INSTRUCTIONS TO FOLLOW: Starting at the first line of the data, please print exactly those lines through the one that holds "Chart.register(...registerables);", omitting every picture.

SUPPLIED MATERIAL:
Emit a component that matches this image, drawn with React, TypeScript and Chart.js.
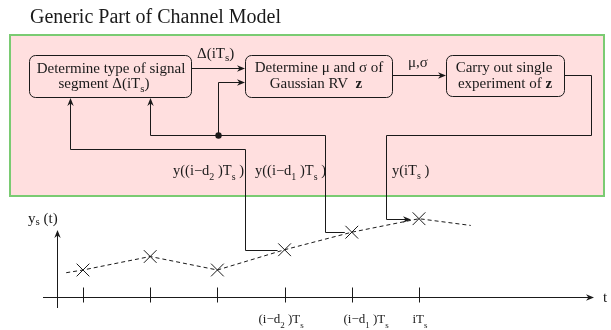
import React, { useEffect, useRef } from 'react';
import { Chart, registerables } from 'chart.js';

Chart.register(...registerables);

// ---- data (time in units of Ts, value in arbitrary units) ----
const sampleTimes = [1, 2, 3, 4, 5, 6];
const sampleValues = [2.0, 3.0, 2.0, 3.5, 4.8, 5.8];
const traceTimes = [0.75, 1, 2, 3, 4, 5, 6, 6.77];
const traceValues = [1.8, 2.0, 3.0, 2.0, 3.5, 4.8, 5.8, 5.3];
const tickLabels = ['', '', '', '(i−d_2 )T_s', '(i−d_1 )T_s', 'iT_s'];
const title = 'Generic Part of Channel Model';
const box1Lines = ['Determine type of signal', 'segment Δ(iT_s)'];
const box2Lines = ['Determine μ and σ of', 'Gaussian RV  *z*'];
const box3Lines = ['Carry out single', 'experiment of *z*'];
const arrowLabel1 = 'Δ(iT_s)';
const arrowLabel2 = 'μ,σ';
const feedbackLabels = ['y((i−d_2 )T_s )', 'y((i−d_1 )T_s )', 'y(iT_s )'];
const yAxisLabel = 'y_s (t)';
const xAxisLabel = 't';

const SERIF = '"Liberation Serif", "Times New Roman", "DejaVu Serif", serif';
const INK = '#1a1a1a';
const tickLabelShift = [0, 0, 0, -27, -9, -7];

type Part = { t: string; sub: boolean; bold: boolean };
function parse(s: string): Part[] {
  const out: Part[] = [];
  let bold = false;
  let buf = '';
  const flush = () => { if (buf) { out.push({ t: buf, sub: false, bold }); buf = ''; } };
  for (let i = 0; i < s.length; i++) {
    const c = s[i];
    if (c === '*') { flush(); bold = !bold; continue; }
    if (c === '_' && i + 1 < s.length) { flush(); out.push({ t: s[i + 1], sub: true, bold }); i++; continue; }
    buf += c;
  }
  flush();
  return out;
}
function fontFor(p: Part, size: number) {
  const sz = p.sub ? Math.round(size * 0.72) : size;
  return `${p.bold ? 'bold ' : ''}${sz}px ${SERIF}`;
}
function drawRich(ctx: CanvasRenderingContext2D, s: string, x: number, y: number, size: number, align: 'left' | 'center' = 'left', subDrop = 0.3) {
  const parts = parse(s);
  const widths = parts.map(p => { ctx.font = fontFor(p, size); return ctx.measureText(p.t).width; });
  const total = widths.reduce((a, b) => a + b, 0);
  let cx = align === 'center' ? x - total / 2 : x;
  ctx.textAlign = 'left';
  ctx.textBaseline = 'alphabetic';
  parts.forEach((p, i) => {
    ctx.font = fontFor(p, size);
    ctx.fillText(p.t, cx, y + (p.sub ? size * subDrop : 0));
    cx += widths[i];
  });
}
function arrowHead(ctx: CanvasRenderingContext2D, x: number, y: number, angle: number, len = 8, half = 3.2) {
  ctx.save();
  ctx.translate(x, y);
  ctx.rotate(angle);
  ctx.beginPath();
  ctx.moveTo(0, 0);
  ctx.lineTo(-len, -half);
  ctx.lineTo(-len * 0.7, 0);
  ctx.lineTo(-len, half);
  ctx.closePath();
  ctx.fill();
  ctx.restore();
}
function poly(ctx: CanvasRenderingContext2D, pts: number[][]) {
  ctx.beginPath();
  ctx.moveTo(pts[0][0], pts[0][1]);
  for (let i = 1; i < pts.length; i++) ctx.lineTo(pts[i][0], pts[i][1]);
  ctx.stroke();
}
function roundRect(ctx: CanvasRenderingContext2D, x: number, y: number, w: number, h: number, r: number) {
  ctx.beginPath();
  ctx.moveTo(x + r, y);
  ctx.arcTo(x + w, y, x + w, y + h, r);
  ctx.arcTo(x + w, y + h, x, y + h, r);
  ctx.arcTo(x, y + h, x, y, r);
  ctx.arcTo(x, y, x + w, y, r);
  ctx.closePath();
  ctx.stroke();
}

const diagramPlugin = {
  id: 'diagram',
  beforeDatasetsDraw(chart: any) {
    const ctx: CanvasRenderingContext2D = chart.ctx;
    const xs = chart.scales.x;
    const ys = chart.scales.y;
    const px = (t: number) => xs.getPixelForValue(t);
    const py = (v: number) => ys.getPixelForValue(v);
    ctx.save();
    ctx.fillStyle = '#ffffff';
    ctx.fillRect(0, 0, chart.width, chart.height);

    // title
    ctx.fillStyle = INK;
    drawRich(ctx, title, 30, 23, 20);

    // panel
    ctx.fillStyle = '#ffdfdf';
    ctx.fillRect(10, 35, 594, 161);
    ctx.strokeStyle = '#7acb72';
    ctx.lineWidth = 2;
    ctx.strokeRect(10, 35, 594, 161);

    ctx.strokeStyle = INK;
    ctx.fillStyle = INK;
    ctx.lineWidth = 1;
    // boxes
    roundRect(ctx, 29.5, 55.5, 162, 42, 6);
    roundRect(ctx, 245.5, 55.5, 147, 42, 6);
    roundRect(ctx, 446.5, 55.5, 118, 41, 6);
    drawRich(ctx, box1Lines[0], 111, 73, 15, 'center', 0.25);
    drawRich(ctx, box1Lines[1], 104, 88, 15, 'center', 0.25);
    drawRich(ctx, box2Lines[0], 319, 72, 15, 'center');
    drawRich(ctx, box2Lines[1], 316, 88, 15, 'center');
    drawRich(ctx, box3Lines[0], 504, 72, 15, 'center');
    drawRich(ctx, box3Lines[1], 505, 88, 15, 'center');

    // arrows between boxes
    poly(ctx, [[192, 68.5], [240, 68.5]]);
    arrowHead(ctx, 245, 68.5, 0);
    drawRich(ctx, arrowLabel1, 197, 58, 15, 'left', 0.2);
    poly(ctx, [[393, 75.5], [441, 75.5]]);
    arrowHead(ctx, 446, 75.5, 0);
    drawRich(ctx, arrowLabel2, 408, 67, 15);

    // feedback network
    const s4x = px(sampleTimes[3]), s4y = py(sampleValues[3]);
    const s5x = px(sampleTimes[4]), s5y = py(sampleValues[4]);
    const s6x = px(sampleTimes[5]), s6y = py(sampleValues[5]);
    // d1 path
    poly(ctx, [[218.5, 82.5], [240, 82.5]]);
    arrowHead(ctx, 245, 82.5, 0);
    poly(ctx, [[218.5, 82.5], [218.5, 135.5]]);
    poly(ctx, [[150.5, 103], [150.5, 135.5], [325.5, 135.5], [325.5, Math.round(s5y) + 0.5], [s5x - 7, Math.round(s5y) + 0.5]]);
    arrowHead(ctx, 150.5, 98, -Math.PI / 2);
    ctx.beginPath();
    ctx.arc(218.5, 135.5, 3.2, 0, Math.PI * 2);
    ctx.fill();
    // d2 path
    poly(ctx, [[70.5, 103], [70.5, 149.5], [245.5, 149.5], [245.5, Math.round(s4y) + 0.5], [s4x - 7, Math.round(s4y) + 0.5]]);
    arrowHead(ctx, 70.5, 98, -Math.PI / 2);
    // current sample path
    poly(ctx, [[565, 75.5], [591.5, 75.5], [591.5, 135.5], [386.5, 135.5], [386.5, Math.round(s6y) + 0.5], [s6x - 12, Math.round(s6y) + 0.5]]);
    arrowHead(ctx, s6x - 8, Math.round(s6y) + 0.5, 0);

    ctx.fillStyle = INK;
    drawRich(ctx, feedbackLabels[0], 173, 175, 14.5, 'left', 0.35);
    drawRich(ctx, feedbackLabels[1], 255, 175, 14.5, 'left', 0.35);
    drawRich(ctx, feedbackLabels[2], 392, 175, 14.5, 'left', 0.25);

    // axes
    const y0 = Math.round(py(0)) + 0.5;
    const yAxisX = 57.5;
    poly(ctx, [[43, y0], [589, y0]]);
    arrowHead(ctx, 594, y0, 0);
    poly(ctx, [[yAxisX, 308], [yAxisX, 235]]);
    arrowHead(ctx, yAxisX, 230, -Math.PI / 2);
    drawRich(ctx, yAxisLabel, 28, 223, 15, 'left', 0.12);
    drawRich(ctx, xAxisLabel, 603, 302, 15);
    sampleTimes.forEach((t, i) => {
      const x = Math.round(px(t)) + 0.5;
      poly(ctx, [[x, y0 - 10], [x, y0 + 5]]);
      if (tickLabels[i]) drawRich(ctx, tickLabels[i], x + tickLabelShift[i], 323, 13, 'left', 0.35);
    });
    ctx.restore();
  },
};

export default function App() {
  const ref = useRef<HTMLCanvasElement | null>(null);
  useEffect(() => {
    if (!ref.current) return;
    const chart = new Chart(ref.current, {
      type: 'scatter',
      data: {
        datasets: [
          {
            data: traceTimes.map((t, i) => ({ x: t, y: traceValues[i] })),
            showLine: true,
            borderColor: INK,
            borderWidth: 1,
            borderDash: [4, 3],
            pointRadius: 0,
            fill: false,
          },
          {
            data: sampleTimes.map((t, i) => ({ x: t, y: sampleValues[i] })),
            showLine: false,
            pointStyle: 'crossRot',
            pointRadius: 9,
            pointBorderWidth: 1,
            pointBorderColor: INK,
            pointBackgroundColor: INK,
          },
        ],
      },
      options: {
        animation: false,
        responsive: false,
        devicePixelRatio: 1,
        layout: { padding: 0, autoPadding: false },
        plugins: { legend: { display: false }, tooltip: { enabled: false } },
        scales: {
          x: { type: 'linear', display: false, min: -0.235, max: 8.857 },
          y: { type: 'linear', display: false, min: -2.444, max: 22.0 },
        },
      },
      plugins: [diagramPlugin],
    });
    return () => chart.destroy();
  }, []);
  return (
    <div style={{ position: 'absolute', left: 0, top: 0, width: 611, height: 330 }}>
      <canvas ref={ref} width={611} height={330} />
    </div>
  );
}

RESPONSE TO THIS EXERCISE:
Emit a component that matches this image, drawn with React, TypeScript and Chart.js.
import React, { useEffect, useRef } from 'react';
import { Chart, registerables } from 'chart.js';

Chart.register(...registerables);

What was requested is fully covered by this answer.